JIPLP's goal is to publish material before it's out of date |
This note was drafted as a comment on Football Dataco Ltd and others v Yahoo! UK Limited Case C-604/10, a case that was referred to the Court of Justice of the European Union for a preliminary ruling by the Court of Appeal for England and Wales in December 2010. While it usually takes in excess of two years from initial reference to final ruling, this case -- probably on account of its relative legal simplicity -- has positively raced along.
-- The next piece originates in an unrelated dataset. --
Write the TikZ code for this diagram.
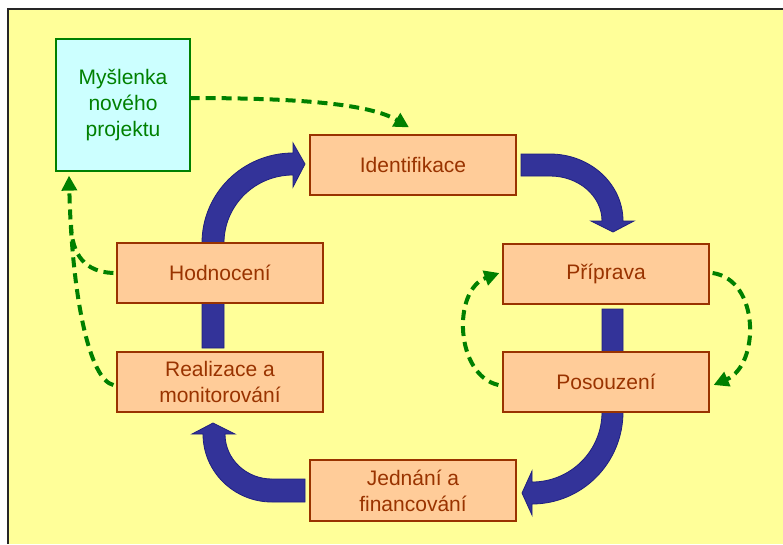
\documentclass[tikz,border=0pt]{standalone}
\usepackage{fontspec}
\setmainfont{Liberation Sans}
\usetikzlibrary{arrows.meta,calc}
\definecolor{bgyellow}{HTML}{FFFF99}
\definecolor{boxfill}{HTML}{FFCC99}
\definecolor{boxline}{HTML}{993300}
\definecolor{ideafill}{HTML}{CCFFFF}
\definecolor{ideagreen}{HTML}{008000}
\definecolor{bandblue}{HTML}{333399}
\definecolor{bandline}{HTML}{1F1F80}
\pgfdeclarelayer{bg}
\pgfsetlayers{bg,main}
\tikzset{
  stagebox/.style={draw=boxline, line width=1.2pt, fill=boxfill, text=boxline,
    minimum width=206pt, minimum height=60pt, inner sep=0pt, align=center,
    font=\fontsize{21}{26}\selectfont},
  ideabox/.style={draw=ideagreen, line width=1.2pt, fill=ideafill, text=ideagreen,
    minimum width=134pt, minimum height=132pt, inner sep=0pt, align=center,
    font=\fontsize{21}{26}\selectfont},
  band/.style={fill=bandblue, draw=bandline, line width=0.8pt, line join=miter},
  feedback/.style={draw=ideagreen, line width=4pt, dash pattern=on 10pt off 6pt,
    -{Triangle[length=15pt,width=15pt,fill=ideagreen]}},
}
\begin{document}
\begin{tikzpicture}[x=1pt,y=-1pt]
\useasboundingbox (0,0) rectangle (783,544);
% nodes
\node[ideabox] (myslenka) at (123,105) {Myšlenka\\nového\\projektu};
\node[stagebox] (ident) at (413,165) {Identifikace};
\node[stagebox] (priprava) at (606,274) {Příprava};
\node[stagebox] (posouzeni) at (606,382) {Posouzení};
\node[stagebox, minimum height=61pt] (jednani) at (413,490.5) {Jednání a\\financování};
\node[stagebox] (realizace) at (220,382) {Realizace a\\monitorování};
\node[stagebox] (hodnoceni) at (220,273) {Hodnocení};
\begin{pgfonlayer}{bg}
\fill[bgyellow] (7,9) rectangle (783,544);
\draw[line width=2pt, black!85] (8,544) -- (8,9) -- (783,9);
% Hodnoceni -> Identifikace
\path[band] (202,348) -- (202,243) .. controls (202,193.3) and (242.7,153) .. (293,153)
  -- (293,143) -- (305,164) -- (293,187) -- (293,175)
  .. controls (254.9,175) and (224,205.4) .. (224,243) -- (224,348) -- cycle;
% Identifikace -> Priprava
\path[band] (521,154) -- (550,154) .. controls (590.3,154) and (623,184) .. (623,221)
  -- (634,221) -- (613,232) -- (591,221) -- (602,221)
  .. controls (602,196.1) and (578.7,176) .. (550,176) -- (521,176) -- cycle;
% Priprava -> Posouzeni -> Jednani
\path[band] (602,309) -- (623,309) -- (623,412) .. controls (623,462.8) and (582.3,504) .. (532,504)
  -- (532,515) -- (522,493) -- (532,471) -- (532,482)
  .. controls (570.7,482) and (602,450.7) .. (602,412) -- cycle;
% Jednani -> Realizace
\path[band] (305,502) -- (272,502) .. controls (233.9,502) and (203,471.6) .. (203,434)
  -- (192,434) -- (213,423) -- (235,434) -- (225,434)
  .. controls (225,458.9) and (246,479) .. (272,479) -- (305,479) -- cycle;
\end{pgfonlayer}
% feedback dashed arrows
\draw[feedback] ($(myslenka.east)+(-1,-7)$) .. controls (300,98) and (370,104) .. ($(ident.north)+(-4,-7)$);
\draw[feedback] ($(posouzeni.west)+(-4,3)$) .. controls (455,375) and (452,290) .. ($(priprava.west)+(-3,-1)$);
\draw[feedback] ($(priprava.east)+(3,-1)$) .. controls (760,280) and (760,365) .. ($(posouzeni.east)+(4,3)$);
\draw[feedback] ($(realizace.west)+(-3,3)$) .. controls (90,380) and (72,300) .. ($(myslenka.south)+(-54,4)$);
\draw[feedback, -] ($(hodnoceni.west)+(-3,0)$) .. controls (85,272) and (72,255) .. (71,225);
\end{tikzpicture}
\end{document}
The Advocate General’s opinion was delivered 15 December 2011 -- which would normally indicate a full judgment about six months later, leaving sufficient time for legal commentators to write on the opinion and get it published ahead of the ruling.
Football Dataco has however maintained its velocity, since we have learned today that the ECJ expects to deliver its full decision on 1 March, well ahead of expectations. Under normal circumstances a Current Intelligence comment on the Advocate General's opinion would not be published until after the court had delivered judgment, with the result that it would be of largely historical interest by the time it came to be published. However, with the ruling still some ten days away, JIPLP is delighted to bring this item to your attention while it is still hot. We hope you will enjoy it.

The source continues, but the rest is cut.